Research leader

Prof John Hearne Research Leader

Research team

James Minas Research Team
Cherry Tanasescu Research Team

End User representatives

Lauren Sturgess End-User

This project was commissioned and funded entirely by the Department of Environment, Land, Water and Planning, Victoria. 

The project began with a phase of consultation. This included discussions with those involved in the National Fire Danger Rating Review and research project and the Risk Assessment and Decision Making Toolbox (former Bushfire CRC project). The aim of these discussions was to insure that the proposed work complements that of current projects rather than overlaps. Also as part of the initial collaboration phase will be discussions with relevant authorities and government agencies on the strategic decisions and actions available for reducing risk of ignition and escalation. The research team will use the following three possible actions to illustrate the subsequent direction of the research:

  • reducing fuel load in certain areas during winter;
  • determine where to locate various firefighting resources (eg small trucks, large trucks, aircraft) in preparation for the fire season;
  • acquire new or additional firefighting resources (within budget constraints)

Each one of these actions has a decision-making component. Given that reducing fuel loads throughout all of Victoria is unlikely, decisions need to be made as to which areas should be treated. Such decisions are likely to be complex. They will need to account for the probability of ignition and escalation in each area and include a priority rating system on the risks to life and property. These decisions will also be subject to constraints on the resources available to treat land and the accessibility of different areas. All of these factors can be solved by formulating a model that optimises the outcome, (i.e. minimises risk) subject to the various constraints.

Similar arguments can be made for the other two examples. In fact, for an optimal outcome the first two examples should be integrated into one problem. It might be more efficient to deploy more resources to some areas rather than reduce fuel load and vice versa.

The third example described above would involve decision-making around the optimal mix of resources to be acquired. In other words, it deals with the optimal investment problem. What acquisitions will have the greatest benefit per dollar in terms of reducing risk of loss due to fire?

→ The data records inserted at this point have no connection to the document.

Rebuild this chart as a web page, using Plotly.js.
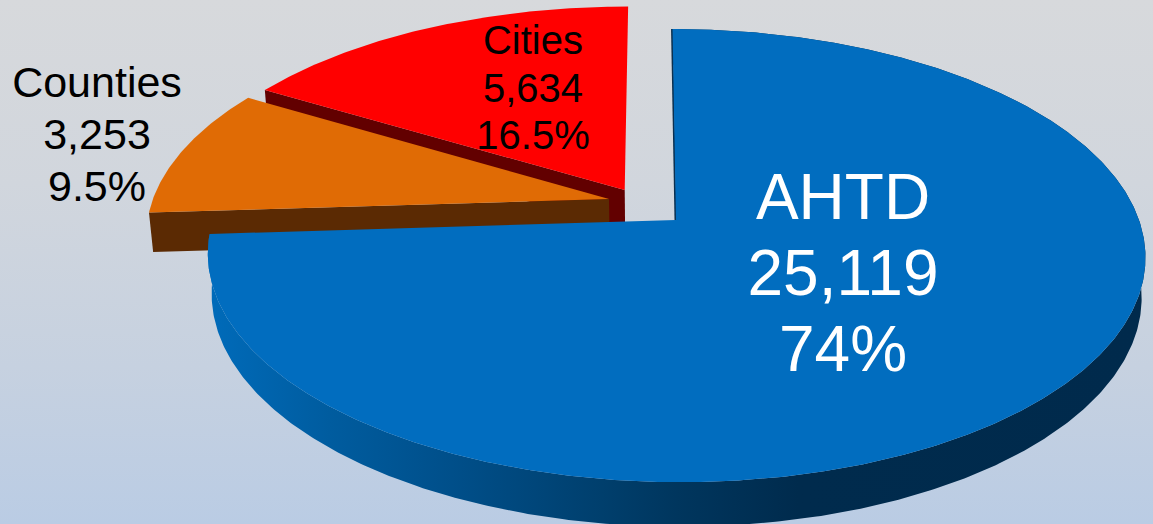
<!DOCTYPE html>
<html>
<head>
<meta charset="utf-8">
<script src="https://cdn.plot.ly/plotly-3.0.1.min.js"></script>
<style>
html,body{margin:0;padding:0;width:1153px;height:524px;overflow:hidden;background:linear-gradient(180deg,#d7d9dc 0%,#d1d6dd 35%,#c6d1e0 70%,#bacce4 100%);}
#chart{width:1153px;height:524px;}
</style>
</head>
<body>
<div id="chart"></div>
<script>
// Data
const categories = ["AHTD", "Counties", "Cities"];
const values = [25119, 3253, 5634];
const percents = [74, 9.5, 16.5];
const valueLabels = ["25,119", "3,253", "5,634"];
const percentLabels = ["74%", "9.5%", "16.5%"];

// Styles
const topColors = ["#016dbf", "#e06b05", "#ff0000"];
const wallColors = ["#003a68", "#5b2a03", "#620000"];
const textColors = ["#ffffff", "#000000", "#000000"];
const fontSizes = [64, 43, 40];
const labelX = [843, 97, 533];
const labelY = [203, 86, 44];
const lineGaps = [76, 52, 47.5];
const explodeU = [0, -0.146, -0.112];
const explodeV = [0, 0.0966, 0.1387];

// Perspective projection of the pie plane onto the picture
const X0 = 676, Y0 = 220, A = 463, B = 221, K = 0.157, S = -4, H = 40, M = 0.008;
function project(u, v, d) {
  const w = 1 + K * v + M * d;
  return [X0 + (A * u + S * v) / w, Y0 - (B * v - H * d) / w];
}

const total = percents.reduce((a, b) => a + b, 0);
const slices = [];
let acc = 0;
percents.forEach((val, i) => {
  const start = acc / total * 2 * Math.PI;
  acc += val;
  slices.push({start, end: acc / total * 2 * Math.PI, u0: explodeU[i], v0: explodeV[i]});
});

function rimPoint(s, t, d) {
  return project(s.u0 + Math.sin(t), s.v0 + Math.cos(t), d);
}
function arc(s, d) {
  const pts = [];
  const n = Math.ceil((s.end - s.start) / (Math.PI / 360));
  for (let i = 0; i <= n; i++) pts.push(rimPoint(s, s.start + (s.end - s.start) * i / n, d));
  return pts;
}
function polygon(pts, extra) {
  return Object.assign({
    type: "scatter", mode: "lines", hoverinfo: "skip", showlegend: false,
    x: pts.map(p => p[0]), y: pts.map(p => p[1]),
    fill: "toself", line: {width: 0}
  }, extra);
}
function topFace(i) {
  const s = slices[i];
  const apex = project(s.u0, s.v0, 0);
  return polygon([apex].concat(arc(s, 0), [apex]), {fillcolor: topColors[i]});
}
function cutWall(i, t) {
  const s = slices[i];
  const a0 = project(s.u0, s.v0, 0), a1 = project(s.u0, s.v0, 1);
  const r0 = rimPoint(s, t, 0), r1 = rimPoint(s, t, 1);
  return polygon([a0, r0, r1, a1, a0], {fillcolor: wallColors[i]});
}
function rimWall(i) {
  const s = slices[i];
  const pts = arc(s, 0).concat(arc(s, 1).reverse());
  pts.push(pts[0]);
  return polygon(pts, {
    fillgradient: {
      type: "horizontal",
      colorscale: [[0, "#006bba"], [0.13, "#005c9f"], [0.26, "#004f8a"], [0.42, "#003f6d"], [0.5, "#00365e"], [0.63, "#002b4d"], [1, "#002a4c"]]
    }
  });
}
function backEdge() {
  const s = slices[0];
  const a = project(s.u0, s.v0, 0), r = rimPoint(s, s.start, 0);
  return {type: "scatter", mode: "lines", hoverinfo: "skip", showlegend: false,
    x: [a[0] - 0.5, r[0] - 0.5], y: [a[1], r[1]], line: {color: "#0b3050", width: 2}};
}
function labelTrace(i) {
  const lines = [categories[i], valueLabels[i], percentLabels[i]];
  return {type: "scatter", mode: "text", hoverinfo: "skip", showlegend: false,
    x: lines.map(() => labelX[i]),
    y: lines.map((_, j) => labelY[i] + j * lineGaps[i]),
    text: lines, textposition: "middle center",
    textfont: {family: "Liberation Sans, Arial, sans-serif", size: fontSizes[i], color: textColors[i]}};
}

const traces = [
  cutWall(2, slices[2].start), topFace(2),
  cutWall(1, slices[1].start), topFace(1),
  rimWall(0), backEdge(), topFace(0),
  labelTrace(0), labelTrace(1), labelTrace(2)
];

const layout = {
  width: 1153, height: 524,
  margin: {l: 0, r: 0, t: 0, b: 0},
  paper_bgcolor: "rgba(0,0,0,0)", plot_bgcolor: "rgba(0,0,0,0)",
  xaxis: {range: [0, 1153], visible: false, fixedrange: true},
  yaxis: {range: [524, 0], visible: false, fixedrange: true},
  showlegend: false
};
Plotly.newPlot("chart", traces, layout, {displayModeBar: false, staticPlot: true});
</script>
</body>
</html>
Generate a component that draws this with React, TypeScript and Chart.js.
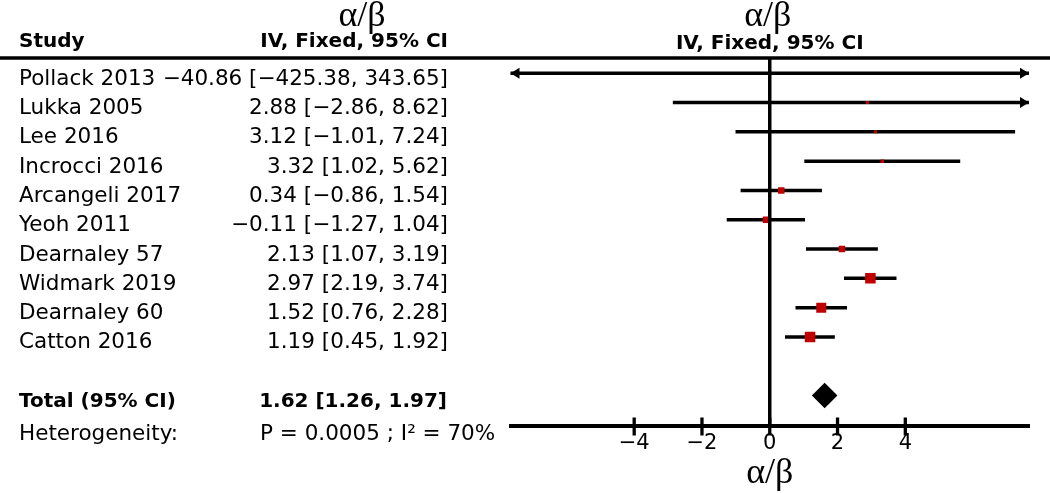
import React, { useEffect, useRef } from 'react';
import { Chart, registerables } from 'chart.js';

Chart.register(...registerables);

// ---- data ----
const studies = [
  'Pollack 2013', 'Lukka 2005', 'Lee 2016', 'Incrocci 2016', 'Arcangeli 2017',
  'Yeoh 2011', 'Dearnaley 57', 'Widmark 2019', 'Dearnaley 60', 'Catton 2016',
];
const estimates = [-40.86, 2.88, 3.12, 3.32, 0.34, -0.11, 2.13, 2.97, 1.52, 1.19];
const lowerCI = [-425.38, -2.86, -1.01, 1.02, -0.86, -1.27, 1.07, 2.19, 0.76, 0.45];
const upperCI = [343.65, 8.62, 7.24, 5.62, 1.54, 1.04, 3.19, 3.74, 2.28, 1.92];

const totalLabel = 'Total (95% CI)';
const totalEstimate = 1.62;
const totalLower = 1.26;
const totalUpper = 1.97;

const heterogeneityLabel = 'Heterogeneity:';
const heterogeneityText = 'P = 0.0005 ; I\u00B2 = 70%';

const headerStudy = 'Study';
const headerCI = 'IV, Fixed, 95% CI';
const headerMeasure = '\u03B1/\u03B2';

const xTickValues = [-4, -2, 0, 2, 4];
const xMin = -7.65;
const xMax = 7.65;

// ---- style ----
const markerSide = [0, 3, 3, 3.5, 6.5, 6.5, 6.5, 10.5, 10, 10.5];
const RED = '#c00000';
const SANS = '"DejaVu Sans"';
const SERIF = '"Liberation Serif"';

const fmt = (v: number) => v.toFixed(2).replace('-', '\u2212');
const fmtTick = (v: number) => String(v).replace('-', '\u2212');
const ciText = (e: number, l: number, u: number) => `${fmt(e)} [${fmt(l)}, ${fmt(u)}]`;

const textPlugin = {
  id: 'forestText',
  afterDraw(chart: any) {
    const { ctx, chartArea, scales } = chart;
    const x = scales.x;
    const y = scales.y;
    const zeroX = x.getPixelForValue(0);
    ctx.save();
    ctx.fillStyle = '#000';
    ctx.strokeStyle = '#000';

    // header rule
    ctx.lineWidth = 3.5;
    ctx.beginPath();
    ctx.moveTo(0, chartArea.top);
    ctx.lineTo(chart.width, chartArea.top);
    ctx.stroke();

    // headers
    ctx.textBaseline = 'alphabetic';
    ctx.font = `bold 20px ${SANS}`;
    ctx.textAlign = 'left';
    ctx.fillText(headerStudy, 19, 47);
    ctx.textAlign = 'right';
    ctx.fillText(headerCI, 448, 47);
    ctx.textAlign = 'center';
    ctx.fillText(headerCI, zeroX, 49);
    ctx.font = `36px ${SERIF}`;
    ctx.fillText(headerMeasure, 362, 26);
    ctx.fillText(headerMeasure, zeroX - 2, 26);

    // study rows
    ctx.font = `21.5px ${SANS}`;
    studies.forEach((s, i) => {
      const py = y.getPixelForValue(i) + 11.5;
      ctx.textAlign = 'left';
      ctx.fillText(s, 19, py);
      ctx.textAlign = 'right';
      ctx.fillText(ciText(estimates[i], lowerCI[i], upperCI[i]), 448, py);
    });

    // total row
    ctx.font = `bold 20px ${SANS}`;
    const ty = y.getPixelForValue(11) + 11;
    ctx.textAlign = 'left';
    ctx.fillText(totalLabel, 19, ty);
    ctx.textAlign = 'right';
    ctx.fillText(ciText(totalEstimate, totalLower, totalUpper), 447, ty);

    // heterogeneity row
    ctx.font = `21.5px ${SANS}`;
    const hy = y.getPixelForValue(12) + 15;
    ctx.textAlign = 'left';
    ctx.fillText(heterogeneityLabel, 19, hy);
    ctx.fillText(heterogeneityText, 260, hy);

    // arrows for CIs beyond the axis range
    studies.forEach((_, i) => {
      const py = y.getPixelForValue(i);
      if (lowerCI[i] < xMin) {
        const L = chartArea.left;
        ctx.beginPath();
        ctx.moveTo(L, py);
        ctx.lineTo(L + 9, py - 5.5);
        ctx.lineTo(L + 9, py + 5.5);
        ctx.closePath();
        ctx.fill();
      }
      if (upperCI[i] > xMax) {
        const R = chartArea.right;
        ctx.beginPath();
        ctx.moveTo(R, py);
        ctx.lineTo(R - 9, py - 5.5);
        ctx.lineTo(R - 9, py + 5.5);
        ctx.closePath();
        ctx.fill();
      }
    });

    // tick marks crossing the axis line
    ctx.lineWidth = 3.3;
    const axisY = chartArea.bottom;
    x.ticks.forEach((t: any) => {
      const px = x.getPixelForValue(t.value);
      ctx.beginPath();
      ctx.moveTo(px, axisY - 8.5);
      ctx.lineTo(px, axisY + 9.5);
      ctx.stroke();
    });
    ctx.restore();
  },
};

export default function App() {
  const ref = useRef<HTMLCanvasElement | null>(null);

  useEffect(() => {
    if (!ref.current) return;
    const ciDatasets = studies.map((_, i) => ({
      type: 'line' as const,
      data: [
        { x: lowerCI[i], y: i },
        { x: upperCI[i], y: i },
      ],
      borderColor: '#000',
      borderWidth: 3.5,
      pointRadius: 0,
      clip: 0,
      order: 2,
    }));

    const chart = new Chart(ref.current, {
      type: 'scatter',
      data: {
        datasets: [
          {
            type: 'line',
            data: [
              { x: 0, y: -0.52 },
              { x: 0, y: 12.04 },
            ],
            borderColor: '#000',
            borderWidth: 3.5,
            pointRadius: 0,
            clip: 0,
            order: 0,
          } as any,
          {
            type: 'scatter',
            data: estimates.map((e, i) => ({ x: e, y: i })),
            pointStyle: 'rect',
            pointRadius: markerSide.map((s) => s / Math.SQRT2),
            backgroundColor: RED,
            borderWidth: 0,
            order: 1,
          } as any,
          {
            type: 'scatter',
            data: [{ x: totalEstimate, y: 11 }],
            pointStyle: 'rectRot',
            pointRadius: 12.8,
            backgroundColor: '#000',
            borderWidth: 0,
            order: 1,
          } as any,
          ...(ciDatasets as any[]),
        ],
      },
      options: {
        responsive: false,
        animation: false,
        devicePixelRatio: 1,
        events: [],
        layout: { padding: { left: 510.5, right: 21, top: 58, bottom: 0 } },
        plugins: { legend: { display: false }, tooltip: { enabled: false } },
        scales: {
          x: {
            type: 'linear',
            min: xMin,
            max: xMax,
            afterBuildTicks: (s: any) => {
              s.ticks = xTickValues.map((v) => ({ value: v }));
            },
            afterFit: (s: any) => {
              s.height = 67;
            },
            ticks: {
              color: '#000',
              font: { family: 'DejaVu Sans', size: 21 },
              padding: 5,
              maxRotation: 0,
              callback: (v: any) => fmtTick(Number(v)),
            },
            grid: { display: false, drawTicks: false },
            border: { display: true, color: '#000', width: 4 },
            title: {
              display: true,
              text: headerMeasure,
              color: '#000',
              font: { family: 'Liberation Serif', size: 36 },
              padding: { top: 0, bottom: -2 },
            },
          },
          y: {
            type: 'linear',
            display: false,
            min: -0.52,
            max: 12.04,
            reverse: true,
          },
        },
      } as any,
      plugins: [textPlugin],
    });
    return () => chart.destroy();
  }, []);

  return (
    <div style={{ position: 'absolute', left: 0, top: 0, width: 1050, height: 493, background: '#fff' }}>
      <canvas ref={ref} width={1050} height={493} style={{ display: 'block' }} />
    </div>
  );
}
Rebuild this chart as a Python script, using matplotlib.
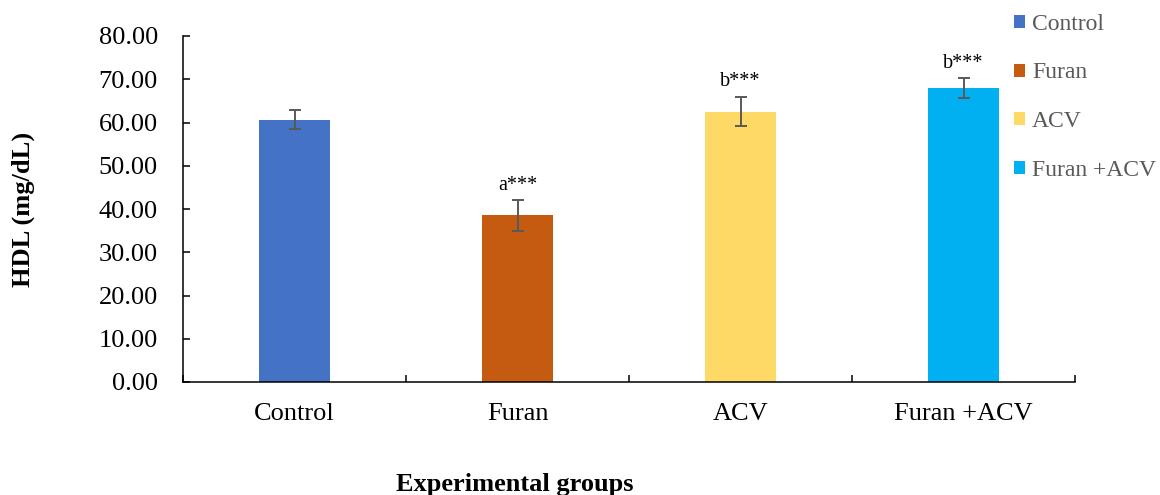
import matplotlib
matplotlib.use("Agg")
import matplotlib.pyplot as plt
from matplotlib.patches import Patch

plt.rcParams["font.family"] = ["Liberation Serif", "DejaVu Serif"]

groups = ["Control", "Furan", "ACV", "Furan +ACV"]
hdl_mean = [60.6, 38.5, 62.5, 67.9]
hdl_err = [2.2, 3.5, 3.4, 2.3]
sig_labels = ["", "a***", "b***", "b***"]
colors = ["#4472C4", "#C55A11", "#FFD966", "#00B0F0"]
err_color = "#595959"

fig = plt.figure(figsize=(11.6, 4.95), dpi=100)
ax = fig.add_axes([183 / 1160, 1 - 382 / 495, 892 / 1160, 346 / 495])

x = range(len(groups))
ax.bar(x, hdl_mean, width=0.314, color=colors, yerr=hdl_err,
       error_kw=dict(ecolor=err_color, elinewidth=1.4, capsize=4.5, capthick=1.4))

for i, (m, e, s) in enumerate(zip(hdl_mean, hdl_err, sig_labels)):
    if s:
        ax.annotate(s, (i, m + e), xytext=(0, 4), textcoords="offset points",
                    ha="center", va="bottom", fontsize=14.5)

ax.set_xlim(-0.5, len(groups) - 0.5)
ax.set_ylim(0, 80)
ax.set_yticks(range(0, 81, 10))
ax.set_yticklabels([f"{v:.2f}" for v in range(0, 81, 10)])
ax.set_xticks(list(x))
ax.set_xticklabels(groups)
ax.set_xticks([i - 0.5 for i in range(len(groups) + 1)], minor=True)

ax.tick_params(axis="y", direction="in", length=5, width=1.1, labelsize=19, pad=18)
ax.tick_params(axis="x", which="major", length=0, labelsize=19, pad=15)
ax.tick_params(axis="x", which="minor", direction="in", length=5, width=1.1)
for side in ("top", "right"):
    ax.spines[side].set_visible(False)
for side in ("left", "bottom"):
    ax.spines[side].set_linewidth(1.1)

ax.set_ylabel("HDL (mg/dL)", fontsize=19, fontweight="bold")
ax.yaxis.set_label_coords(-0.166, 0.5)
fig.text(515 / 1160, 1 - 485 / 495, "Experimental groups", fontsize=19,
         fontweight="bold", ha="center", va="center")

handles = [Patch(facecolor=c, edgecolor="none") for c in colors]
leg = fig.legend(handles, groups, loc="upper left", bbox_to_anchor=(1014 / 1160, 0.972),
                 frameon=False, fontsize=17, handlelength=0.47, handleheight=0.47,
                 handletextpad=0.3, labelspacing=1.17, borderpad=0, borderaxespad=0)
for t in leg.get_texts():
    t.set_color("#595959")

fig.savefig("out.png", dpi=100)
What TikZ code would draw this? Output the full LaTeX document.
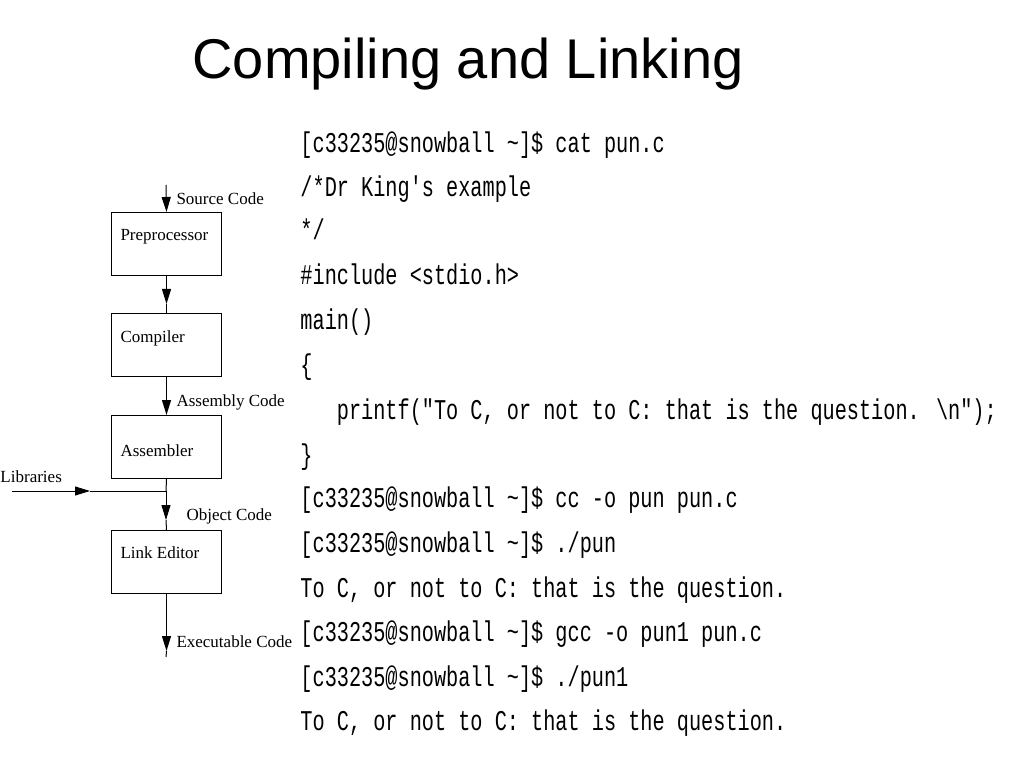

The development of these risk-reducing models will lead to the identification of data needs. Much of this data is expected to be spatial and available from the GIS database of Victoria. Once the data has been obtained, it will be fed into the models. The model will result in a proposed suite of strategies for reducing the risks associated with fire. These strategies will then be fed into the GIS database to yield a modified landscape whereby various resources are optimally located. Simulating fire outbreaks on the modified landscape can then be used to test the efficacy of these strategies. This can be done using standard fire behaviour models. A risk probability model incorporating the fire danger index will be used to identify the most important possible ignition and escalation points. These high-risk points will then be tested.

It is anticipated that simulated fires under the model-proposed treatment and deployment scenarios will yield greater insight into the relationship between various landscape features. This includes the level of infrastructure, the risk of ignition and escalation and the consequent risk to life and property.